La fin des licences perpétuelles
Dans cette inflation de la facture, la fin des remises au volume, accordées de façon quasi-automatique au sein des EA selon les experts d'Elée, pèse évidemment lourd. Celles-ci s'échelonnent entre 6 et 12% des prix catalogue. « Et vous pouviez aller chercher des remises supplémentaires, des conditions qui seront également perdues lors du passage à MCA », souligne Guillaume Geudin, directeur du pôle performance achats d'Elée. Enfin, MCA est un contrat d'abonnement, ce qui a un impact pour les entreprises ayant acheté leurs licences de produits serveurs (Windows Server, SQL Server). « Le passage à MCA signifie que, si le contrat s'arrête, les entreprises ne disposent plus d'aucun droit sur ces produits », résume Guillaume Geudin. Contrairement au modèle centré sur les licences perpétuelles.

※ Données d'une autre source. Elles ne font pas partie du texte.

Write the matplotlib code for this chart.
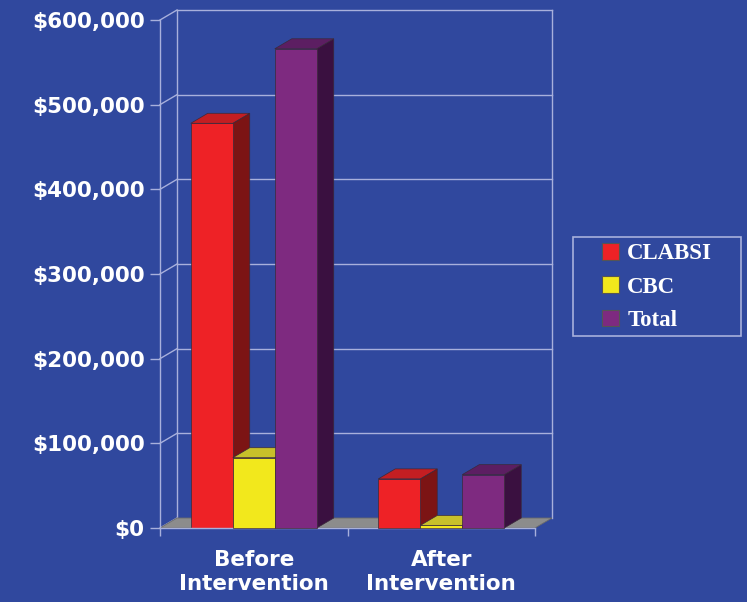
import matplotlib
matplotlib.use('Agg')
import matplotlib.pyplot as plt
from matplotlib.patches import Polygon, Patch, Rectangle
from matplotlib.ticker import FuncFormatter
from matplotlib.font_manager import FontProperties

# ---- data ----
categories = ['Before\nIntervention', 'After\nIntervention']
series_names = ['CLABSI', 'CBC', 'Total']
clabsi = [478000, 58000]
cbc = [83000, 3000]
total = [566000, 63000]
y_ticks = [0, 100000, 200000, 300000, 400000, 500000, 600000]

# ---- style ----
BG = '#30489e'
front_colors = ['#ee2226', '#f2e81c', '#7e2a80']
top_colors = ['#c41e22', '#c8c02a', '#5c1e62']
side_colors = ['#7c1414', '#a09a10', '#3a1040']
GRID = '#a8b0dc'
FLOOR = '#8c8c8c'
EDGE = '#3a2a3a'

W, H = 747, 602
fig = plt.figure(figsize=(W / 100, H / 100), dpi=100, facecolor=BG)
ax_l, ax_b, ax_w, ax_h = 160, 74, 375, 508
ax = fig.add_axes([ax_l / W, ax_b / H, ax_w / W, ax_h / H])
ax.set_facecolor('none')
ymax = 600000
ax.set_xlim(0, 2)
ax.set_ylim(0, ymax)

# depth offset (pixels -> data units)
DXp, DYp = 17, 10
ddx = DXp * 2 / ax_w
ddy = DYp * ymax / ax_h

# floor
ax.add_patch(Polygon([(0, 0), (2, 0), (2 + ddx, ddy), (ddx, ddy)], closed=True,
                     facecolor=FLOOR, edgecolor='#6a6a6a', lw=0.6, zorder=1, clip_on=False))

# back wall grid & frame
for t in y_ticks:
    if t > 0:
        ax.plot([ddx, 2 + ddx], [t + ddy, t + ddy], color=GRID, lw=1.0, zorder=0.5, clip_on=False)
    ax.plot([0, ddx], [t, t + ddy], color=GRID, lw=1.0, zorder=0.5, clip_on=False)
ax.plot([ddx, ddx], [ddy, ymax + ddy], color=GRID, lw=1.0, zorder=0.5, clip_on=False)
ax.plot([2 + ddx, 2 + ddx], [ddy, ymax + ddy], color=GRID, lw=1.0, zorder=0.5, clip_on=False)

# bars
series = [clabsi, cbc, total]
bw = 0.224
groups = [0.5, 1.5]
z = 2
for gi, g in enumerate(groups):
    for si, vals in enumerate(series):
        v = vals[gi]
        xc = g + (si - 1) * bw
        x0, x1 = xc - bw / 2, xc + bw / 2
        ax.add_patch(Polygon([(x1, 0), (x1 + ddx, ddy), (x1 + ddx, v + ddy), (x1, v)], closed=True,
                             facecolor=side_colors[si], edgecolor=EDGE, lw=0.5, zorder=z, clip_on=False))
        ax.bar([xc], [v], width=bw, color=front_colors[si], edgecolor=EDGE, lw=0.5,
               zorder=z + 0.1, clip_on=False)
        ax.add_patch(Polygon([(x0, v), (x1, v), (x1 + ddx, v + ddy), (x0 + ddx, v + ddy)], closed=True,
                             facecolor=top_colors[si], edgecolor=EDGE, lw=0.5, zorder=z + 0.2, clip_on=False))
        z += 1

# axes styling
for s in ['top', 'right']:
    ax.spines[s].set_visible(False)
ax.spines['left'].set_color(GRID)
ax.spines['bottom'].set_color(GRID)
ax.spines['left'].set_linewidth(1.0)
ax.spines['bottom'].set_linewidth(1.0)

ax.set_yticks(y_ticks)
ax.yaxis.set_major_formatter(FuncFormatter(lambda v, p: f'${v:,.0f}'))
ax.tick_params(axis='y', colors=GRID, length=7, width=1.0, pad=4, labelcolor='white')
for lab in ax.get_yticklabels():
    lab.set_fontsize(15.5)
    lab.set_fontweight('bold')
    lab.set_family('DejaVu Sans')

ax.set_xticks(groups)
ax.set_xticklabels(categories, fontsize=15.5, fontweight='bold', color='white',
                   linespacing=1.25, family='DejaVu Sans')
ax.tick_params(axis='x', which='major', length=0, pad=16)
ax.set_xticks([0, 1, 2], minor=True)
ax.tick_params(axis='x', which='minor', length=6, width=1.0, colors=GRID)

# legend
fig.patches.append(Rectangle((573 / W, 1 - 336 / H), (741 - 573) / W, (336 - 237) / H,
                             transform=fig.transFigure, facecolor='none', edgecolor=GRID, lw=1.2))
handles = [Patch(facecolor=c, edgecolor='#555555', lw=0.8) for c in front_colors]
leg = fig.legend(handles, series_names, loc='center left',
                 bbox_to_anchor=(602 / W, 1 - 287 / H), frameon=False,
                 prop=FontProperties(family='Liberation Serif', weight='bold', size=16.5),
                 labelcolor='white', handlelength=0.75, handleheight=0.75,
                 handletextpad=0.35, labelspacing=0.52, borderpad=0, borderaxespad=0)

fig.savefig('out.png', dpi=100, facecolor=BG)
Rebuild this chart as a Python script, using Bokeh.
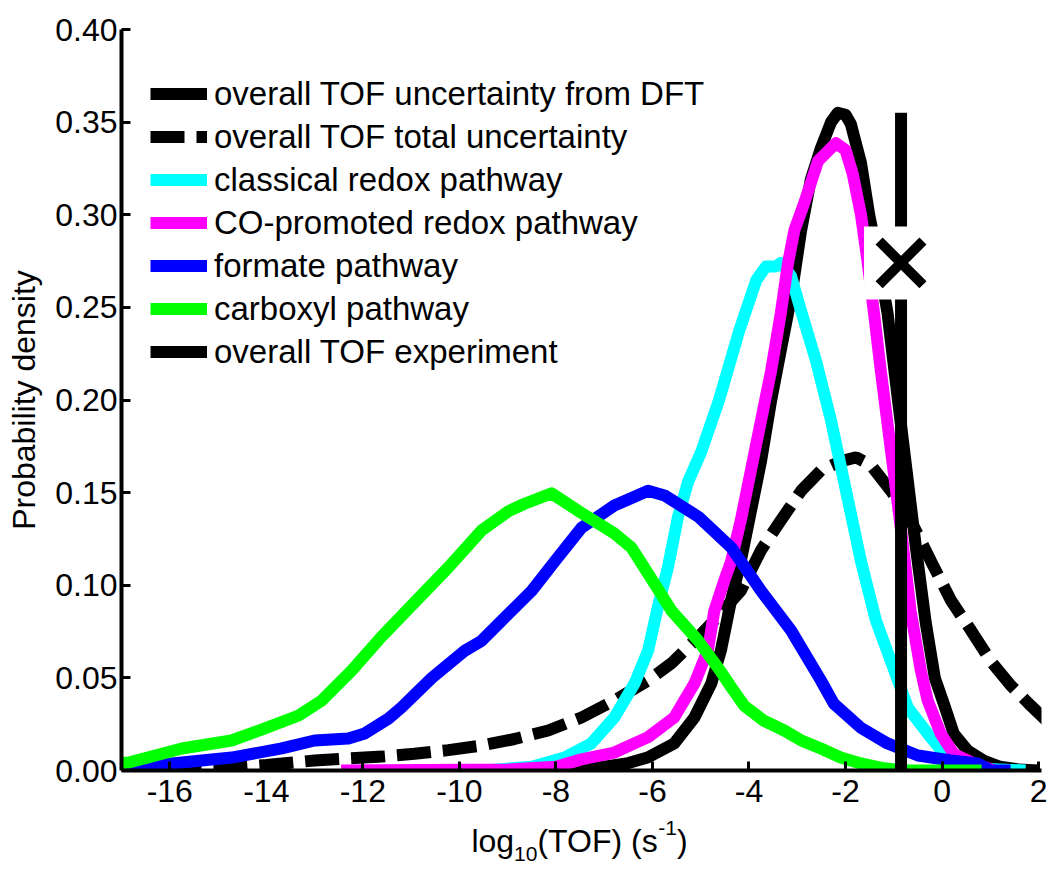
from bokeh.plotting import figure
from bokeh.layouts import column
from bokeh.models import (Range1d, FixedTicker, NumeralTickFormatter, Legend,
                          LegendItem)
from bokeh.core.properties import value
from bokeh.embed import file_html
from bokeh.resources import INLINE

FONT = "Liberation Sans"

# Probability densities over log10(TOF)
dft_x = [-9.0, -7.5, -7.0, -6.5, -6.1, -5.55, -5.13, -4.78, -4.58, -4.44, -4.37,
         -4.17, -3.96, -3.75, -3.54, -3.34, -3.13, -2.92, -2.72, -2.51, -2.3,
         -2.16, -2.0, -1.89, -1.68, -1.51, -1.31, -1.13, -0.96, -0.75, -0.54,
         -0.34, -0.15, 0.05, 0.24, 0.53, 0.86, 1.2, 1.6, 2.0]
dft_y = [0.0, 0.001, 0.002, 0.004, 0.007, 0.0146, 0.0286, 0.047, 0.065, 0.083, 0.092,
         0.113, 0.14, 0.167, 0.2, 0.227, 0.255, 0.2916, 0.319, 0.336, 0.35,
         0.355, 0.354, 0.349, 0.328, 0.30, 0.274, 0.247, 0.21, 0.165, 0.12,
         0.08, 0.05, 0.035, 0.02, 0.0108, 0.0054, 0.002, 0.0005, 0.0]

total_x = [-17.0, -15.0, -14.0, -13.0, -12.3, -11.6, -10.93, -10.23, -9.54, -8.86,
           -8.16, -7.47, -6.79, -6.09, -5.61, -5.05, -4.72, -4.17, -3.75, -3.34,
           -2.92, -2.51, -2.09, -1.78, -1.48, -1.06, -0.65, -0.23, 0.18, 0.6,
           1.01, 1.42, 1.84, 2.2]
total_y = [0.0, 0.001, 0.003, 0.0054, 0.0065, 0.0075, 0.009, 0.011, 0.0135, 0.017,
           0.0216, 0.0286, 0.0378, 0.0486, 0.0578, 0.072, 0.081, 0.097, 0.119, 0.135,
           0.151, 0.162, 0.167, 0.169, 0.165, 0.151, 0.135, 0.113, 0.092, 0.0756,
           0.059, 0.046, 0.035, 0.026]

classical_x = [-9.5, -8.5, -7.82, -7.27, -6.79, -6.37, -6.09, -5.89, -5.68, -5.47,
               -5.26, -4.99, -4.62, -4.2, -3.85, -3.65, -3.45, -3.34, -3.13, -2.92,
               -2.61, -2.3, -1.99, -1.68, -1.37, -1.06, -0.71, -0.3, 0.04, 0.39,
               0.8, 1.73]
classical_y = [0.0, 0.002, 0.007, 0.0146, 0.0286, 0.047, 0.0648, 0.088, 0.1096, 0.137,
               0.156, 0.172, 0.2, 0.2376, 0.2646, 0.272, 0.272, 0.274, 0.267, 0.248,
               0.221, 0.189, 0.151, 0.113, 0.081, 0.059, 0.034, 0.02, 0.009, 0.004,
               0.001, 0.0]

co_x = [-12.45, -9.0, -8.0, -7.47, -6.79, -6.09, -5.55, -5.13, -4.85, -4.72, -4.51,
        -4.37, -4.17, -3.96, -3.75, -3.54, -3.34, -3.19, -3.06, -2.86, -2.57, -2.2,
        -2.0, -1.85, -1.68, -1.54, -1.41, -1.27, -1.06, -0.85, -0.65, -0.44, -0.3,
        -0.03, 0.24, 0.65, 1.07]
co_y = [0.0, 0.0005, 0.002, 0.006, 0.0097, 0.018, 0.0286, 0.047, 0.065, 0.086, 0.1026,
        0.113, 0.135, 0.162, 0.189, 0.216, 0.247, 0.274, 0.2916, 0.306, 0.329, 0.3386,
        0.335, 0.322, 0.30, 0.274, 0.247, 0.216, 0.173, 0.13, 0.086, 0.054, 0.038,
        0.02, 0.009, 0.004, 0.0]

formate_x = [-17.0, -15.75, -14.72, -13.68, -13.0, -12.3, -11.96, -11.47, -11.2,
             -10.57, -9.88, -9.54, -9.12, -8.5, -8.02, -7.47, -6.79, -6.09, -5.75,
             -5.05, -4.37, -3.75, -3.13, -2.51, -2.24, -1.68, -1.13, -0.5, 0.18,
             0.74, 1.0, 1.42]
formate_y = [0.001, 0.0043, 0.007, 0.0119, 0.0162, 0.0173, 0.02, 0.028, 0.034,
             0.05, 0.0648, 0.07, 0.081, 0.097, 0.113, 0.131, 0.143, 0.151, 0.1485,
             0.137, 0.1205, 0.097, 0.0756, 0.0486, 0.036, 0.023, 0.0146, 0.0081, 0.0054,
             0.0038, 0.0, 0.0]

carboxyl_x = [-17.0, -16.85, -15.75, -14.72, -14.03, -13.33, -12.85, -12.23, -11.62,
              -10.93, -10.23, -9.54, -8.98, -8.65, -8.09, -7.47, -6.79, -6.44, -5.96,
              -5.61, -5.05, -4.6, -4.37, -4.1, -3.7, -3.27, -2.9, -2.51, -2.1, -1.68,
              -1.2, -0.8, 0.82]
carboxyl_y = [0.004, 0.0043, 0.0119, 0.0162, 0.0227, 0.0297, 0.0378, 0.054, 0.072,
              0.0907, 0.1096, 0.1296, 0.14, 0.144, 0.1496, 0.139, 0.128, 0.1205, 0.101,
              0.0864, 0.07, 0.054, 0.045, 0.035, 0.027, 0.0216, 0.016, 0.0119, 0.007,
              0.0038, 0.0012, 0.0, 0.0]

# Experimental TOF
exp_log_tof = -0.85
exp_line_top = 0.355
exp_marker_y = 0.274

x_ticks = [-16, -14, -12, -10, -8, -6, -4, -2, 0, 2]
y_ticks = [0.0, 0.05, 0.10, 0.15, 0.20, 0.25, 0.30, 0.35, 0.40]

legend_labels = ["overall TOF uncertainty from DFT",
                 "overall TOF total uncertainty",
                 "classical redox pathway",
                 "CO-promoted redox pathway",
                 "formate pathway",
                 "carboxyl pathway",
                 "overall TOF experiment"]

W = 1051
H1 = 816
p = figure(width=W, height=H1, x_range=Range1d(-17, 2.06), y_range=Range1d(0, 0.40),
           output_backend="svg", toolbar_location=None, frame_align=False,
           min_border_left=121, min_border_right=10, min_border_top=29,
           min_border_bottom=H1 - 770)
p.background_fill_color = "white"
p.border_fill_color = "white"
p.outline_line_color = None
p.xgrid.visible = False
p.ygrid.visible = False

for ax in (p.xaxis[0], p.yaxis[0]):
    ax.axis_line_width = 4
    ax.axis_line_color = "black"
    ax.major_tick_line_width = 3
    ax.major_tick_line_color = "black"
    ax.major_tick_in = 9
    ax.major_tick_out = 0
    ax.minor_tick_in = 0
    ax.minor_tick_out = 0
    ax.major_label_text_font = FONT
    ax.major_label_text_font_size = "32px"
    ax.major_label_text_color = "black"

p.xaxis.ticker = FixedTicker(ticks=x_ticks)
p.xaxis.major_label_overrides = {t: str(t) for t in x_ticks}
p.yaxis.ticker = FixedTicker(ticks=y_ticks)
p.yaxis.formatter = NumeralTickFormatter(format="0.00")
p.xaxis.major_label_standoff = 9
p.yaxis.major_label_standoff = 4
p.yaxis.axis_label = "Probability density"
p.yaxis.axis_label_text_font = FONT
p.yaxis.axis_label_text_font_size = "32px"
p.yaxis.axis_label_text_font_style = "normal"
p.yaxis.axis_label_text_color = "black"
p.yaxis.axis_label_standoff = 10

LW = 12
r_dft = p.line(dft_x, dft_y, line_color="black", line_width=LW, line_join="round")
r_tot = p.line(total_x, total_y, line_color="black", line_width=LW, line_dash="34 12")
r_cls = p.line(classical_x, classical_y, line_color="#00FFFF", line_width=LW, line_join="round")
r_co = p.line(co_x, co_y, line_color="#FF00FF", line_width=LW, line_join="round")
r_fmt = p.line(formate_x, formate_y, line_color="#0000FF", line_width=LW, line_join="round")
r_cbx = p.line(carboxyl_x, carboxyl_y, line_color="#00FF00", line_width=LW, line_join="round")
r_exp = p.line([exp_log_tof, exp_log_tof], [0, exp_line_top], line_color="black", line_width=LW)

# white patch behind the experimental marker
p.rect(x=[exp_log_tof], y=[exp_marker_y], width=74, height=73,
       width_units="screen", height_units="screen",
       fill_color="white", line_color=None)
p.scatter(x=[exp_log_tof], y=[exp_marker_y], marker="x", size=62,
          line_width=10, line_color="black")

renderers = [r_dft, r_tot, r_cls, r_co, r_fmt, r_cbx, r_exp]
legend = Legend(items=[LegendItem(label=t, renderers=[r]) for t, r in zip(legend_labels, renderers)],
                location=(29, 397), orientation="vertical",
                glyph_width=57, glyph_height=43, label_height=43, label_standoff=7,
                spacing=0, padding=0, margin=0,
                border_line_color=None, background_fill_alpha=0,
                label_text_font=FONT, label_text_font_size="33px", label_text_color="black")
p.add_layout(legend)

# x-axis title strip: log10(TOF) (s^-1) with sub/superscript, in pixel coordinates
H2 = 869 - H1
t = figure(width=W, height=H2, x_range=Range1d(0, W), y_range=Range1d(0, H2),
           x_axis_type=None, y_axis_type=None, output_backend="svg", toolbar_location=None,
           frame_align=False,
           min_border_left=0, min_border_right=0, min_border_top=0, min_border_bottom=0)
t.outline_line_color = None
t.xgrid.visible = False
t.ygrid.visible = False
t.background_fill_color = "white"
t.border_fill_color = "white"

# Arial-compatible advance widths (per 1000 em)
ADV = {"l": 222, "o": 556, "g": 556, "1": 556, "0": 556, "(": 333, ")": 333,
       "T": 611, "O": 778, "F": 611, " ": 278, "s": 500, "-": 333}
MAIN, SMALL = 32, 21
pieces = [("log", MAIN, 29), ("10", SMALL, 16), ("(TOF) (s", MAIN, 29),
          ("-1", SMALL, 42), (")", MAIN, 29)]
widths = [sum(ADV[c] for c in s) * fs / 1000 for s, fs, _ in pieces]
cx = 579
x0 = cx - sum(widths) / 2
for (s, fs, yb), w in zip(pieces, widths):
    t.text(x=[x0], y=[yb], text=[s], text_font=value(FONT), text_font_size=f"{fs}px",
           text_color="black", text_align="left", text_baseline="alphabetic")
    x0 += w

open("out.html", "w").write(file_html(column(p, t, spacing=0), INLINE))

Pour Guillaume Geudin, le passage à MCA doit pousser les DSI à renégocier toutes les clauses obtenues au fil du temps, « sur les tribunaux éligibles, sur la confidentialité, sur les affiliés, sur les conditions d'audit, sur les produits gratuits, etc., énumère-t-il. Oui à la simplification, mais non à la perte des conditions spécifiques passées ! » Or, justement d'après le Cigref, Microsoft se montre, pour l'instant, assez peu ouvert à la renégociation des clauses standards de son MCA. « Les seuls assouplissements concernant pour l'instant la possibilité de modifier la juridiction applicable prévue par défaut dans MCA, indique Henri d'Agrain. Nous sommes réellement inquiets face à ces conditions assez léonines. Ce changement se focalise sur la partie Azure, mais sera certainement étendu à l'ensemble des produits Microsoft. Dans les faits, le passage à MCA va renforcer la situation de dépendance économique des entreprises françaises, car, dans deux à trois ans, à mesure des renouvellements de contrats, MCA concernera l'ensemble des services Microsoft. »
Contacté par la rédaction, Microsoft n'a pas souhaité répondre à nos questions.